### WHAT IS NEEDED
Starting at the line with "Clone this chart in Chart.js." and stopping at the line with "ctx.fillText(titleLines[1], 503, 73);", repeat each line exactly. Include both and omit the rest.

## Begin DATA FOR THIS TASK

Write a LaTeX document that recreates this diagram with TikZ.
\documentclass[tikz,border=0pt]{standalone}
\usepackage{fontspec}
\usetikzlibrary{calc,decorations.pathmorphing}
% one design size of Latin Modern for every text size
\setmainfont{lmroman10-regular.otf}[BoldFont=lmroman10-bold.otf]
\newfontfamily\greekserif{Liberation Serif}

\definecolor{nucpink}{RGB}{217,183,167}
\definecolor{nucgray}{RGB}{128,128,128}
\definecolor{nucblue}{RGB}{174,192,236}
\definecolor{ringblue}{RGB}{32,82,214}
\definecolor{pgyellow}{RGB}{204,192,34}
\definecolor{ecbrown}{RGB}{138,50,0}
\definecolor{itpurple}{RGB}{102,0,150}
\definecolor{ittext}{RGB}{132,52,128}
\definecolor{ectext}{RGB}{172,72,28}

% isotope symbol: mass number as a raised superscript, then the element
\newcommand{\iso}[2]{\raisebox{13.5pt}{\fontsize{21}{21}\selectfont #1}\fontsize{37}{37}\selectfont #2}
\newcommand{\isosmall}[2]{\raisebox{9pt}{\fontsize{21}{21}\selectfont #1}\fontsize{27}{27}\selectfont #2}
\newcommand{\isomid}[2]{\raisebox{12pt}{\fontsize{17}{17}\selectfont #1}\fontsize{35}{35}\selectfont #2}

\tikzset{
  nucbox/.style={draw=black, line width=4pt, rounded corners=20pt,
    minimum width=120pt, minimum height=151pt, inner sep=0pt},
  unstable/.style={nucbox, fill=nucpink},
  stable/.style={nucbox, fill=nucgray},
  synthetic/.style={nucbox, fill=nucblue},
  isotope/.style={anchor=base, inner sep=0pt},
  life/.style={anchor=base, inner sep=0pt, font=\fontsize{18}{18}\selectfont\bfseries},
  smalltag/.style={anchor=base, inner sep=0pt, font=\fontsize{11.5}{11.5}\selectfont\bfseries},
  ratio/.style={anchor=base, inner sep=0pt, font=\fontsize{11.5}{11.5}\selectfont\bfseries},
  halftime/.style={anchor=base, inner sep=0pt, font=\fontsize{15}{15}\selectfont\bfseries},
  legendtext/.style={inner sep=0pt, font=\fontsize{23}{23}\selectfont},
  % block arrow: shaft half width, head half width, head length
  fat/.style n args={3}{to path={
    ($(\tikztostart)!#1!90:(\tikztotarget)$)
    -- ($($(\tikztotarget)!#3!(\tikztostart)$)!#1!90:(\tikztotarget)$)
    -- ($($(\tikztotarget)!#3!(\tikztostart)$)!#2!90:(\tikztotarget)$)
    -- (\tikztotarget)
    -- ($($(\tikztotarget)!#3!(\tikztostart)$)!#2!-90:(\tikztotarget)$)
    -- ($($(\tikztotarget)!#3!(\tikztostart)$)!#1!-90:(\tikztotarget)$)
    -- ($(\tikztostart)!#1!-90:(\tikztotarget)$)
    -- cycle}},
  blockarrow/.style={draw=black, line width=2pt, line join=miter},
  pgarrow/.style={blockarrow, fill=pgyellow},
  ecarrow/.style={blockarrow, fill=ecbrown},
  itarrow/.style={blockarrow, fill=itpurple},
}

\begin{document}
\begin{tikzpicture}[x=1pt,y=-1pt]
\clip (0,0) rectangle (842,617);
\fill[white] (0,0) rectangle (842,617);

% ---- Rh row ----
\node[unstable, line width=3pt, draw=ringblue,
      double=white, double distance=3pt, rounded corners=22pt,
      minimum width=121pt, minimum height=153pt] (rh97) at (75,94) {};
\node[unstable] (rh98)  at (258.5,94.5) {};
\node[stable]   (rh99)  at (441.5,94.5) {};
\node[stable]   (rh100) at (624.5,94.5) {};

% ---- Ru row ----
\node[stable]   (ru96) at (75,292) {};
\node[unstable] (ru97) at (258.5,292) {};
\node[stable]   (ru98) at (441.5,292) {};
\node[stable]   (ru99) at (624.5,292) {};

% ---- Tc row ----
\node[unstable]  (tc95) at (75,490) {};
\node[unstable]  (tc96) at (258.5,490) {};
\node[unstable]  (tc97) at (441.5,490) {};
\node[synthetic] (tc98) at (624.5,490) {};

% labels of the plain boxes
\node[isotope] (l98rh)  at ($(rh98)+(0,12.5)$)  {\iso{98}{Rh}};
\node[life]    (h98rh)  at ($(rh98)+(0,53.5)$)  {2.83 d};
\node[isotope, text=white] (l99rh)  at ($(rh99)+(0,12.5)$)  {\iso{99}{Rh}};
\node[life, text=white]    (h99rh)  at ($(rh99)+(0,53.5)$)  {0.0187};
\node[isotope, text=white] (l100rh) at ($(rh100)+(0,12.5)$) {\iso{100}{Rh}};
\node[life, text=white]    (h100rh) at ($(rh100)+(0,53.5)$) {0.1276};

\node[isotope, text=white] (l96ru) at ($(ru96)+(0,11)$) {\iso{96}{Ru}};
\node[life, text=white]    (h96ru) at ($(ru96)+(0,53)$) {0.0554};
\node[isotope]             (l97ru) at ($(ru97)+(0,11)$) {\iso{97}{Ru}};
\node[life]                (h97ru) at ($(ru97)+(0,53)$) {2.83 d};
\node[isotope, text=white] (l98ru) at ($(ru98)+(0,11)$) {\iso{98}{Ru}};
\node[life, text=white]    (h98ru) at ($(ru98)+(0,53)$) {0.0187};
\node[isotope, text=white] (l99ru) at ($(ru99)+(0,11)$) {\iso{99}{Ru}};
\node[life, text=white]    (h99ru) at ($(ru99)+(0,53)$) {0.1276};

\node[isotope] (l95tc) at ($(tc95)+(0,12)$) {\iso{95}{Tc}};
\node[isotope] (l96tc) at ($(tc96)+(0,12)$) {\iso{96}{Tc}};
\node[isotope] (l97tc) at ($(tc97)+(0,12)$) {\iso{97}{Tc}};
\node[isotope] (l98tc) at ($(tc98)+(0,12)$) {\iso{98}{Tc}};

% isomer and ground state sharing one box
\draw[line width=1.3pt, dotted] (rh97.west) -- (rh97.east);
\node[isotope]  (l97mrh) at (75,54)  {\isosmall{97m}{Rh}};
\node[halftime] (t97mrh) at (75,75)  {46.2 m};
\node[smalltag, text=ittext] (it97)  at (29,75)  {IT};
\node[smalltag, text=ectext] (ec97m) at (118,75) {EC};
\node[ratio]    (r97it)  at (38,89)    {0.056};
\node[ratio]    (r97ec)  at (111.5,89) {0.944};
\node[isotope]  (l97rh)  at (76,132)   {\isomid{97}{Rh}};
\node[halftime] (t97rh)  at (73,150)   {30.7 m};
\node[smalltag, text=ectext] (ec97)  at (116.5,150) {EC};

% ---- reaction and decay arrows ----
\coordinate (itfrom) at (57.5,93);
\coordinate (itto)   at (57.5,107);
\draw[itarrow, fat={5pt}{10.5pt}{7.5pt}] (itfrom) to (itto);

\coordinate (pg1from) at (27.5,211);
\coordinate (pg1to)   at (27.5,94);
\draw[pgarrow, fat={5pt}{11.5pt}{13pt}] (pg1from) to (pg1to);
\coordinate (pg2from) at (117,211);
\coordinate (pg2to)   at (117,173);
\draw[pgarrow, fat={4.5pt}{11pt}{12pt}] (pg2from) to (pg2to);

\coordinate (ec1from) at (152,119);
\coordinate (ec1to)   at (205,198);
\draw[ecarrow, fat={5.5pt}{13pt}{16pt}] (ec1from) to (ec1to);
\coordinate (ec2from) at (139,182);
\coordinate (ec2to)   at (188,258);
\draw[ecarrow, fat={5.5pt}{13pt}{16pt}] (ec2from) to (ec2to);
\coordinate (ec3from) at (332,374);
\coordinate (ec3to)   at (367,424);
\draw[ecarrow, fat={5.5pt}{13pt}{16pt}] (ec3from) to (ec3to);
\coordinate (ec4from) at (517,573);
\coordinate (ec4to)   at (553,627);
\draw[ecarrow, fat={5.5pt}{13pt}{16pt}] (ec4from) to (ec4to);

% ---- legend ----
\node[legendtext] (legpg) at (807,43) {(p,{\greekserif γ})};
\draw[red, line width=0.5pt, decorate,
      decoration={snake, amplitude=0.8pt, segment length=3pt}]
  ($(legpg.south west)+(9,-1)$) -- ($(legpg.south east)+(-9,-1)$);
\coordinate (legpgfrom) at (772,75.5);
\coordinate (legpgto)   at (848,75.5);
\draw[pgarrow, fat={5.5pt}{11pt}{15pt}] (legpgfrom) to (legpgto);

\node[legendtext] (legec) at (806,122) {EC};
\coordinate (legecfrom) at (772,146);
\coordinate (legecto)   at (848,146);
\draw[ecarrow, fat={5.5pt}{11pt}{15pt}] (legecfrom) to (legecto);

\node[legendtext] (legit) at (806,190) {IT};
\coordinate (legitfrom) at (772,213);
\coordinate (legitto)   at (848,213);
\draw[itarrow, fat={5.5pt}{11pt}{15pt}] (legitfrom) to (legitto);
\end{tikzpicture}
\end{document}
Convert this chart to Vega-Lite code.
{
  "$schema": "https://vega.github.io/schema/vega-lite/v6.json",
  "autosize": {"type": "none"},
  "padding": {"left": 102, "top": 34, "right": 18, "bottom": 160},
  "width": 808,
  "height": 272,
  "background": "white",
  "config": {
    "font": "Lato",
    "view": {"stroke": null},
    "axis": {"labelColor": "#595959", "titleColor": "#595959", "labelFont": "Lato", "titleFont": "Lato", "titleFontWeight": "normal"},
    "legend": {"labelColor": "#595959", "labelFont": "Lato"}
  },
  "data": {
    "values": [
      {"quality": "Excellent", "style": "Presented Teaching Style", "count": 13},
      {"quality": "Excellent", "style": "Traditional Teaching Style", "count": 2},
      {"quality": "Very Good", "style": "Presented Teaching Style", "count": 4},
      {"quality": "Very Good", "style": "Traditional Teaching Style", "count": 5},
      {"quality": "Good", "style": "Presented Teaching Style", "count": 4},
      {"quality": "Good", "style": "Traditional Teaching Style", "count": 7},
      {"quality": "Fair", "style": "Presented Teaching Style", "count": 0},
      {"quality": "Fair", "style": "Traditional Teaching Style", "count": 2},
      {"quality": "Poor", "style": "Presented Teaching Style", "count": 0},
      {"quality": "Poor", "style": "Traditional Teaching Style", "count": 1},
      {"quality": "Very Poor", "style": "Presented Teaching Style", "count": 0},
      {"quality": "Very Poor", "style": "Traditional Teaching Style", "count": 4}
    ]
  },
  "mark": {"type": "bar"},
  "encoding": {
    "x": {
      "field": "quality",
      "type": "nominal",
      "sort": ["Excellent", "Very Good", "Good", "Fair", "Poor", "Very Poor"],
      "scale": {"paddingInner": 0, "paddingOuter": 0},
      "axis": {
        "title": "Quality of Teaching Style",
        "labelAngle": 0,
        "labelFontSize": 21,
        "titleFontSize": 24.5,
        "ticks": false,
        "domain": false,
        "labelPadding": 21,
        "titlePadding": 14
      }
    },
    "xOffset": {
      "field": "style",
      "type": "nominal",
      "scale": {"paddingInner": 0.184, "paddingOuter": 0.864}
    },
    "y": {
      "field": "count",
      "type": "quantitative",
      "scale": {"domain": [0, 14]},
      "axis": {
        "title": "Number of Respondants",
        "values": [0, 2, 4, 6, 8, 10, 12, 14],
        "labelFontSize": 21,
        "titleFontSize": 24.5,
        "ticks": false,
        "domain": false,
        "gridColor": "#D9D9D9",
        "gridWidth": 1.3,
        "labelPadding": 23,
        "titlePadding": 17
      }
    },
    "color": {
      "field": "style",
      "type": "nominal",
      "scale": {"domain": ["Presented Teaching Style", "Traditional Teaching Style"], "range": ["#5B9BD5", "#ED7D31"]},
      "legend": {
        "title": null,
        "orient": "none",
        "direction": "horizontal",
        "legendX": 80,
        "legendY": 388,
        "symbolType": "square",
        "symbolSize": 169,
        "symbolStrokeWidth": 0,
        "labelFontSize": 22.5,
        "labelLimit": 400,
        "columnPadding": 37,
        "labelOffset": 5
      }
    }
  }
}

## End DATA FOR THIS TASK
## Begin DATA FOR THIS TASK

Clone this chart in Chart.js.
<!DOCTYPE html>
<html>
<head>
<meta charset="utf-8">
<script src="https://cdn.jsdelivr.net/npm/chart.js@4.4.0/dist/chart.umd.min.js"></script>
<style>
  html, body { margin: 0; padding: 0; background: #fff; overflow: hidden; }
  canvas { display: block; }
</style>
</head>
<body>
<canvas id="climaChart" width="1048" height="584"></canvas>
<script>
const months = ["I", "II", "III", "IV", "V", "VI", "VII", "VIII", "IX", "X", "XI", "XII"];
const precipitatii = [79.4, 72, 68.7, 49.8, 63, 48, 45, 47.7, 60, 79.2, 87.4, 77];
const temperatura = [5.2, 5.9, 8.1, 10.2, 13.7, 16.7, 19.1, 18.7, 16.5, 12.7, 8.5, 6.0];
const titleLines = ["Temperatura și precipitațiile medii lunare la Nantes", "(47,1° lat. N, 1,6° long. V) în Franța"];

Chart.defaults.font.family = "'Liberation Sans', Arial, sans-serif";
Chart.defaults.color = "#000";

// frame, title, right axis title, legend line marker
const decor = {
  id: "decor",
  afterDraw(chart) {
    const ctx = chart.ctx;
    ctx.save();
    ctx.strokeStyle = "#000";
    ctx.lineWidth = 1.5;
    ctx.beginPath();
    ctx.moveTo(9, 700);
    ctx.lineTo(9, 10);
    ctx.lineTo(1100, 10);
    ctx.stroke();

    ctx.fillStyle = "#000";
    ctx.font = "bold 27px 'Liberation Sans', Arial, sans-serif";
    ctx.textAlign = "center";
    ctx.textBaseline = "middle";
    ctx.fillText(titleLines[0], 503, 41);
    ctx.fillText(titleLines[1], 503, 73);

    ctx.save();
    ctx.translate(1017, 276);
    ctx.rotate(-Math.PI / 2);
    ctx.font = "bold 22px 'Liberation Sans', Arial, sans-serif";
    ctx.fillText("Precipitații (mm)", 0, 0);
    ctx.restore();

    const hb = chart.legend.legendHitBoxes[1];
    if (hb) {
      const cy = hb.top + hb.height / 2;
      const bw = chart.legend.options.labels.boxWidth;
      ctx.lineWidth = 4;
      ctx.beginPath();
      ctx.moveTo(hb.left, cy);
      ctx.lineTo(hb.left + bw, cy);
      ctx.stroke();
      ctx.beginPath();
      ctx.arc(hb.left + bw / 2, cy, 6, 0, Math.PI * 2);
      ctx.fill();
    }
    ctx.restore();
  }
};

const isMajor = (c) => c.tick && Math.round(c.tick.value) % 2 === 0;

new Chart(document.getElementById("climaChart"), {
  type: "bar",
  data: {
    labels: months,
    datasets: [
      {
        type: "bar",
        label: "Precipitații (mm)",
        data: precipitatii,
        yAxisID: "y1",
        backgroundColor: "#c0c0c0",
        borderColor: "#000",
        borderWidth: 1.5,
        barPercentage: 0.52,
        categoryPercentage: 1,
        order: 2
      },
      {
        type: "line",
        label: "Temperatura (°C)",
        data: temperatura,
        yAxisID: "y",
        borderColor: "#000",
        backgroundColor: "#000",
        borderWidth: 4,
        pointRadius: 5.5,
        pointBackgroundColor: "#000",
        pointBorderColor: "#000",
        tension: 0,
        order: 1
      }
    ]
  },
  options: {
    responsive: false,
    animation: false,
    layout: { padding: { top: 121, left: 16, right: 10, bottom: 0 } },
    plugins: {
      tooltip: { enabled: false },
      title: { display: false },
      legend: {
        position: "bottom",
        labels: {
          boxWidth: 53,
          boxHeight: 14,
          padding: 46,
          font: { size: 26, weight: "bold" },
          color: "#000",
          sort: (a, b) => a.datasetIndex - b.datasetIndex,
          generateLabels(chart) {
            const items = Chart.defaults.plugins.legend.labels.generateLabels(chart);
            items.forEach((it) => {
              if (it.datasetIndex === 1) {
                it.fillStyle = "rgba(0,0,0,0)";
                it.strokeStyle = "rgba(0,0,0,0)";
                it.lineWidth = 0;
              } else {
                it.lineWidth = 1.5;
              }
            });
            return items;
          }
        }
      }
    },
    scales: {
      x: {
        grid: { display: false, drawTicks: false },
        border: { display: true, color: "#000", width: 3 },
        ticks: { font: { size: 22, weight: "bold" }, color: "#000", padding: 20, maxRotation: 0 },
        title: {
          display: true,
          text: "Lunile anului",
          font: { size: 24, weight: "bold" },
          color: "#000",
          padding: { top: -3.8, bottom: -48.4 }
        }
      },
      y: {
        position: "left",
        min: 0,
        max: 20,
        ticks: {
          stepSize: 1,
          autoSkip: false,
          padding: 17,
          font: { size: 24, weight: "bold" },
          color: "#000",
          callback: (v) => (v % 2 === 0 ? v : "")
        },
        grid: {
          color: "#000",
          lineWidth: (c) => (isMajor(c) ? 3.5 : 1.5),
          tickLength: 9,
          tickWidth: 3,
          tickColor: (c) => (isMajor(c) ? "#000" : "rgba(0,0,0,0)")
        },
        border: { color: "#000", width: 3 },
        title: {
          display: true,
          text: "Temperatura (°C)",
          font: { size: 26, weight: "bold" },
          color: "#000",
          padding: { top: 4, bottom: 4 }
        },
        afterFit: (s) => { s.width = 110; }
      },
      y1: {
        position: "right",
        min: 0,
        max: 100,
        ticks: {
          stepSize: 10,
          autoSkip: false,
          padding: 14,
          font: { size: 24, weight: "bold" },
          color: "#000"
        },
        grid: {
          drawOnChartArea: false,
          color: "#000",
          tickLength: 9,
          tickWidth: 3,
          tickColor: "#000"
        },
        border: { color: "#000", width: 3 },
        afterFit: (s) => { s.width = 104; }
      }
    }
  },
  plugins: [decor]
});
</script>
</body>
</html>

## End DATA FOR THIS TASK

### RIGHT ANSWER
Clone this chart in Chart.js.
<!DOCTYPE html>
<html>
<head>
<meta charset="utf-8">
<script src="https://cdn.jsdelivr.net/npm/chart.js@4.4.0/dist/chart.umd.min.js"></script>
<style>
  html, body { margin: 0; padding: 0; background: #fff; overflow: hidden; }
  canvas { display: block; }
</style>
</head>
<body>
<canvas id="climaChart" width="1048" height="584"></canvas>
<script>
const months = ["I", "II", "III", "IV", "V", "VI", "VII", "VIII", "IX", "X", "XI", "XII"];
const precipitatii = [79.4, 72, 68.7, 49.8, 63, 48, 45, 47.7, 60, 79.2, 87.4, 77];
const temperatura = [5.2, 5.9, 8.1, 10.2, 13.7, 16.7, 19.1, 18.7, 16.5, 12.7, 8.5, 6.0];
const titleLines = ["Temperatura și precipitațiile medii lunare la Nantes", "(47,1° lat. N, 1,6° long. V) în Franța"];

Chart.defaults.font.family = "'Liberation Sans', Arial, sans-serif";
Chart.defaults.color = "#000";

// frame, title, right axis title, legend line marker
const decor = {
  id: "decor",
  afterDraw(chart) {
    const ctx = chart.ctx;
    ctx.save();
    ctx.strokeStyle = "#000";
    ctx.lineWidth = 1.5;
    ctx.beginPath();
    ctx.moveTo(9, 700);
    ctx.lineTo(9, 10);
    ctx.lineTo(1100, 10);
    ctx.stroke();

    ctx.fillStyle = "#000";
    ctx.font = "bold 27px 'Liberation Sans', Arial, sans-serif";
    ctx.textAlign = "center";
    ctx.textBaseline = "middle";
    ctx.fillText(titleLines[0], 503, 41);
    ctx.fillText(titleLines[1], 503, 73);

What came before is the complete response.